Indiana Boy. Albert Wayne Coy, 38, was born in Shelby County, Ind., soon dropped the Albert as excess baggage. After college he worked for the Franklin Evening Star, finally bought a scraggly country weekly.
He made friends with Governor Paul V. McNutt, who hired him as secretary, made him Indiana WPA administrator, took him along to the Philippines. When McNutt switched from High Commissioner of the Philippines to FSAdministrator, Coy went along as McNutt's assistant in Washington. There the beautiful friendship broke on the rocks of jealousy: McNutt tried to write the first blueprint for OCD; President Roosevelt, dissatisfied, turned the job over to Coy.
Slim, sallow Wayne Coy, with a little black mustache beneath a long sharp nose, looks like the late movie comedian Charley Chase. He seems frail, is actually hard as nails.
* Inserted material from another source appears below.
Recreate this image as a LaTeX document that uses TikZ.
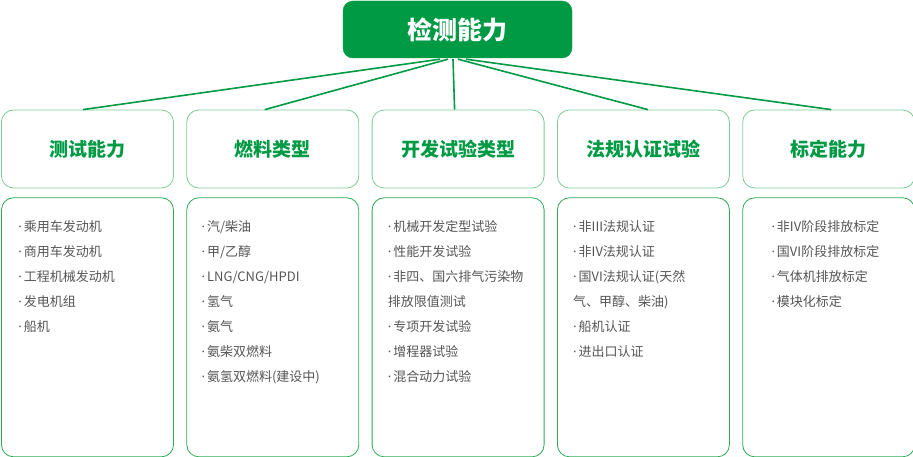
\documentclass[tikz,border=0pt]{standalone}
\usepackage{fontspec}
\setmainfont{Noto Sans CJK SC}
\newfontfamily\dotfont{Noto Sans}
\usetikzlibrary{positioning}
\newcommand{\dt}{{\dotfont ·}\hspace{2pt}}
\definecolor{jcgreen}{RGB}{0,154,68}
\definecolor{headline}{RGB}{125,204,150}
\definecolor{listline}{RGB}{45,170,85}
\definecolor{itemgray}{RGB}{85,85,85}
\tikzset{
  topbox/.style={fill=jcgreen, draw=jcgreen, rounded corners=10pt, minimum width=229pt, minimum height=57pt, text=white, font=\bfseries\fontsize{25}{25}\selectfont},
  headbox/.style={draw=headline, line width=0.8pt, rounded corners=12pt, minimum width=172pt, minimum height=78pt, text=jcgreen, font=\bfseries\fontsize{19}{19}\selectfont},
  listbox/.style={draw=listline, line width=0.8pt, rounded corners=12pt, minimum width=172pt, minimum height=259pt},
  items/.style={anchor=north west, inner sep=0pt, align=left, text=itemgray, font=\fontsize{13}{25}\selectfont},
  branch/.style={draw=jcgreen, line width=1.6pt}
}
\begin{document}
\begin{tikzpicture}[x=1pt,y=-1pt]
\useasboundingbox (0,0) rectangle (913,457);
% top
\node[topbox] (top) at (457.5,29.5) {检测能力};
% headers
\node[headbox] (h1) at (87.5,149) {测试能力};
\node[headbox,right=12.5pt of h1] (h2) {燃料类型};
\node[headbox,right=12.5pt of h2] (h3) {开发试验类型};
\node[headbox,right=12.5pt of h3] (h4) {法规认证试验};
\node[headbox,right=12.5pt of h4] (h5) {标定能力};
% list boxes
\node[listbox,below=9pt of h1] (b1) {};
\node[listbox,below=9pt of h2] (b2) {};
\node[listbox,below=9pt of h3] (b3) {};
\node[listbox,below=9pt of h4] (b4) {};
\node[listbox,below=9pt of h5] (b5) {};
% branches
\draw[branch] ([xshift=-17.5pt,yshift=-1pt]top.south) -- ([xshift=-4.5pt]h1.north);
\draw[branch] ([xshift=-9.5pt,yshift=-1pt]top.south) -- ([xshift=-8pt]h2.north);
\draw[branch] ([xshift=-4.5pt,yshift=-1pt]top.south) -- ([xshift=-3.5pt]h3.north);
\draw[branch] ([xshift=0.5pt,yshift=-1pt]top.south) -- ([xshift=4.5pt]h4.north);
\draw[branch] ([xshift=8.5pt,yshift=-1pt]top.south) -- ([xshift=2.5pt]h5.north);
% items
\node[items] (l1) at ([xshift=17pt,yshift=-23pt]b1.north west) {\dt 乘用车发动机\\\dt 商用车发动机\\\dt 工程机械发动机\\\dt 发电机组\\\dt 船机};
\node[items] (l2) at ([xshift=15pt,yshift=-23pt]b2.north west) {\dt 汽/柴油\\\dt 甲/乙醇\\\dt LNG/CNG/HPDI\\\dt 氢气\\\dt 氨气\\\dt 氨柴双燃料\\\dt 氨氢双燃料(建设中)};
\node[items] (l3) at ([xshift=16pt,yshift=-23pt]b3.north west) {\dt 机械开发定型试验\\\dt 性能开发试验\\\dt 非四、国六排气污染物\\排放限值测试\\\dt 专项开发试验\\\dt 增程器试验\\\dt 混合动力试验};
\node[items] (l4) at ([xshift=16pt,yshift=-23pt]b4.north west) {\dt 非III法规认证\\\dt 非IV法规认证\\\dt 国VI法规认证(天然\\气、甲醇、柴油)\\\dt 船机认证\\\dt 进出口认证};
\node[items] (l5) at ([xshift=29pt,yshift=-23pt]b5.north west) {\dt 非IV阶段排放标定\\\dt 国VI阶段排放标定\\\dt 气体机排放标定\\\dt 模块化标定};
\end{tikzpicture}
\end{document}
When an Indiana political thug beat him up in 1937, he stayed on his feet until one side of his face was crushed and an eye nearly knocked out, then walked under his own power to have the wounds stitched.
Coy is extroverted, talkative, makes friends easily. He likes to spin yarns, spends free Sunday afternoons playing softball at a friend's home.
No yes-men, Smith & Coy both like to call a spade a spade, and often do, in conferences with Franklin Roosevelt. They share none of his skittishness in weeding out bad helpers. The new brain trust is a far cry from the old.